> _Task_: The material below should be written out in full and exactly; pictures stay out of the copy.
— Begin Data excerpt —
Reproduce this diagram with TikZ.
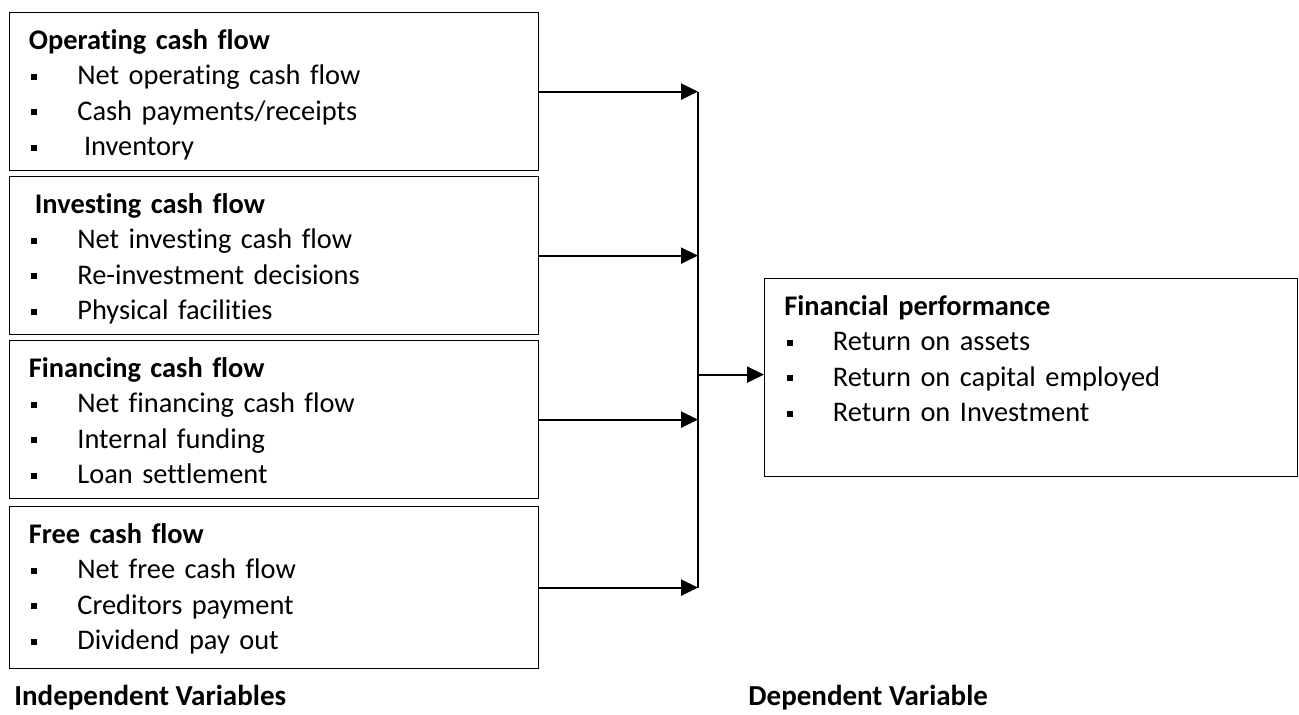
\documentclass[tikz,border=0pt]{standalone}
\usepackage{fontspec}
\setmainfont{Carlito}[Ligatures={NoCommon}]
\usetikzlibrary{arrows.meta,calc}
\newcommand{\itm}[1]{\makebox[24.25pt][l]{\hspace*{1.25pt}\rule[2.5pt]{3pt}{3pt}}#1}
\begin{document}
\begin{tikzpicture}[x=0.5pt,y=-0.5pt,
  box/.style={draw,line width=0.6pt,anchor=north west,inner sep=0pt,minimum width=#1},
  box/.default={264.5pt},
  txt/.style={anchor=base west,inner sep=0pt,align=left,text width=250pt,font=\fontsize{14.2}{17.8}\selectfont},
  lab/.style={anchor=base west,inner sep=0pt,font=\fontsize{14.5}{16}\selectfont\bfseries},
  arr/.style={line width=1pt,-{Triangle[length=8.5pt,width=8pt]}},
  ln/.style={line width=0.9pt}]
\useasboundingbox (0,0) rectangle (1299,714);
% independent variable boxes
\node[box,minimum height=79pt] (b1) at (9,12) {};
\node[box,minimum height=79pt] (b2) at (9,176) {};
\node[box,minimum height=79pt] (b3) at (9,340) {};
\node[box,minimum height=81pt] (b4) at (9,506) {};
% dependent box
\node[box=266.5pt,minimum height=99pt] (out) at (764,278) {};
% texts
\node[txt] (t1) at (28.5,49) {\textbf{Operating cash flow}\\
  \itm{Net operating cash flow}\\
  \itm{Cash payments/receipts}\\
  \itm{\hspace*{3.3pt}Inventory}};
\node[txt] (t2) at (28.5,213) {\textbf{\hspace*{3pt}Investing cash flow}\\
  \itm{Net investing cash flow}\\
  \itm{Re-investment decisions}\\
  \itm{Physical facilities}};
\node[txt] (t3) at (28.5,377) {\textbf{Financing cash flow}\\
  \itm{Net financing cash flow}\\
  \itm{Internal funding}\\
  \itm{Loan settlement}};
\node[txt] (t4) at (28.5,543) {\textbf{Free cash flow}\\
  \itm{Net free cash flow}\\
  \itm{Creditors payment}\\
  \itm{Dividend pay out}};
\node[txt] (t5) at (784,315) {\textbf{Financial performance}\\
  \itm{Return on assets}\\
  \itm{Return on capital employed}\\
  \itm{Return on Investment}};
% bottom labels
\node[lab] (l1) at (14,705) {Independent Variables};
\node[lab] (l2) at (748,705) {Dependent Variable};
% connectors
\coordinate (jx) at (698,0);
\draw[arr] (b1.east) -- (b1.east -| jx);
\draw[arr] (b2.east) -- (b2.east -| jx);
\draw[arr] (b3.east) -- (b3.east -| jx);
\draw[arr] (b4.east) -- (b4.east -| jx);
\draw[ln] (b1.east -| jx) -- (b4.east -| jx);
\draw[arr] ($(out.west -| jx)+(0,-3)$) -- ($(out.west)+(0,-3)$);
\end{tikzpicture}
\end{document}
— End Data excerpt —
> _Exercise answer_:
Reproduce this diagram with TikZ.
\documentclass[tikz,border=0pt]{standalone}
\usepackage{fontspec}
\setmainfont{Carlito}[Ligatures={NoCommon}]
\usetikzlibrary{arrows.meta,calc}
\newcommand{\itm}[1]{\makebox[24.25pt][l]{\hspace*{1.25pt}\rule[2.5pt]{3pt}{3pt}}#1}
\begin{document}
\begin{tikzpicture}[x=0.5pt,y=-0.5pt,
  box/.style={draw,line width=0.6pt,anchor=north west,inner sep=0pt,minimum width=#1},
  box/.default={264.5pt},
  txt/.style={anchor=base west,inner sep=0pt,align=left,text width=250pt,font=\fontsize{14.2}{17.8}\selectfont},
  lab/.style={anchor=base west,inner sep=0pt,font=\fontsize{14.5}{16}\selectfont\bfseries},
  arr/.style={line width=1pt,-{Triangle[length=8.5pt,width=8pt]}},
  ln/.style={line width=0.9pt}]
\useasboundingbox (0,0) rectangle (1299,714);
% independent variable boxes
\node[box,minimum height=79pt] (b1) at (9,12) {};
\node[box,minimum height=79pt] (b2) at (9,176) {};
\node[box,minimum height=79pt] (b3) at (9,340) {};
\node[box,minimum height=81pt] (b4) at (9,506) {};
% dependent box
\node[box=266.5pt,minimum height=99pt] (out) at (764,278) {};
% texts
\node[txt] (t1) at (28.5,49) {\textbf{Operating cash flow}\\
  \itm{Net operating cash flow}\\
  \itm{Cash payments/receipts}\\
  \itm{\hspace*{3.3pt}Inventory}};
\node[txt] (t2) at (28.5,213) {\textbf{\hspace*{3pt}Investing cash flow}\\
  \itm{Net investing cash flow}\\
  \itm{Re-investment decisions}\\
  \itm{Physical facilities}};
\node[txt] (t3) at (28.5,377) {\textbf{Financing cash flow}\\
  \itm{Net financing cash flow}\\
  \itm{Internal funding}\\
  \itm{Loan settlement}};
\node[txt] (t4) at (28.5,543) {\textbf{Free cash flow}\\
  \itm{Net free cash flow}\\
  \itm{Creditors payment}\\
  \itm{Dividend pay out}};
\node[txt] (t5) at (784,315) {\textbf{Financial performance}\\
  \itm{Return on assets}\\
  \itm{Return on capital employed}\\
  \itm{Return on Investment}};
% bottom labels
\node[lab] (l1) at (14,705) {Independent Variables};
\node[lab] (l2) at (748,705) {Dependent Variable};
% connectors
\coordinate (jx) at (698,0);
\draw[arr] (b1.east) -- (b1.east -| jx);
\draw[arr] (b2.east) -- (b2.east -| jx);
\draw[arr] (b3.east) -- (b3.east -| jx);
\draw[arr] (b4.east) -- (b4.east -| jx);
\draw[ln] (b1.east -| jx) -- (b4.east -| jx);
\draw[arr] ($(out.west -| jx)+(0,-3)$) -- ($(out.west)+(0,-3)$);
\end{tikzpicture}
\end{document}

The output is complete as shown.